Broccoli Salad

This weather is disgusting.

When you wake up it’s already 80 degrees out, and by noon it’s 90. It just doesn’t feel right turning on the oven to cook. So it’s good to have a bunch of no-cook, cold, fresh salad recipes in your recipe box.

Salsa and tabouli are both great for this purpose, and this recipe is another good one.

Broccoli Salad

You need to make this a day ahead to give the broccoli time to marinate and soften. I didn’t realize this when I was making the recipe, so I blanched it as a shortcut. I recommend following the directions though :)

On a side note, did you know that sometimes pignoli nuts can cause you to have a bitter taste in your mouth for days? Yeah, I didn’t either until it happened to me. It’s not ALL pignoli nuts, but apparently some are affected.

I  also don’ t know if it only affects some people (since Nate didn’t seem to notice it) or if I’m just hyper aware of tastes, but it was disgusting. All food tasted bad/bitter until it wore off several days later. It probably didn’t help that I continued to eat this for 3 days until I realized that the pignoli nuts were the cause. Don’t let that this stop you from making this recipe, and I hope I haven’t in any way affected your love of these tasty little seeds.

On another note, I worked on more wedding crafts this weekend! I have to say they came out super cute…here’s a sneak peak.

I also had my wedding hair trial appointment today. I don’t know what I want to do!
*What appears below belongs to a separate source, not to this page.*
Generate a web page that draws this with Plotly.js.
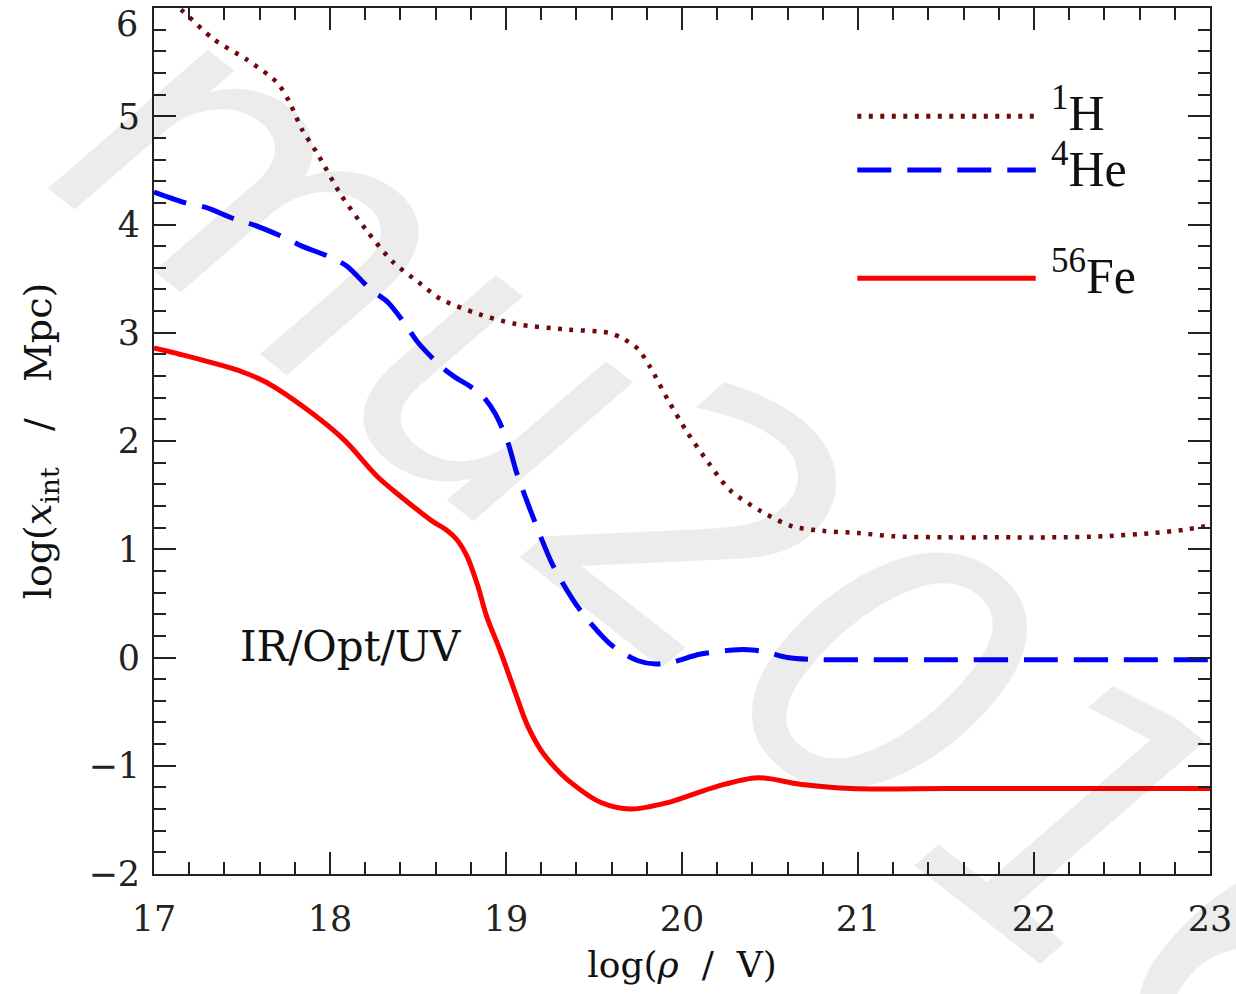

I hate making decisions.

Nate is pretty set on having me wear my hair down, and since he hasn’t asked for much I feel like I should honor his request. i know I want it off my face though, so maybe some sort of half up, half down thing? I think I want some loose waves.

The hairdresser showed me a few options. I defintely don’t want anything complex…I’m a simple girl.

Broccoli Salad


Cold Broccoli Salad

From mom’s recipe box (original source unknown)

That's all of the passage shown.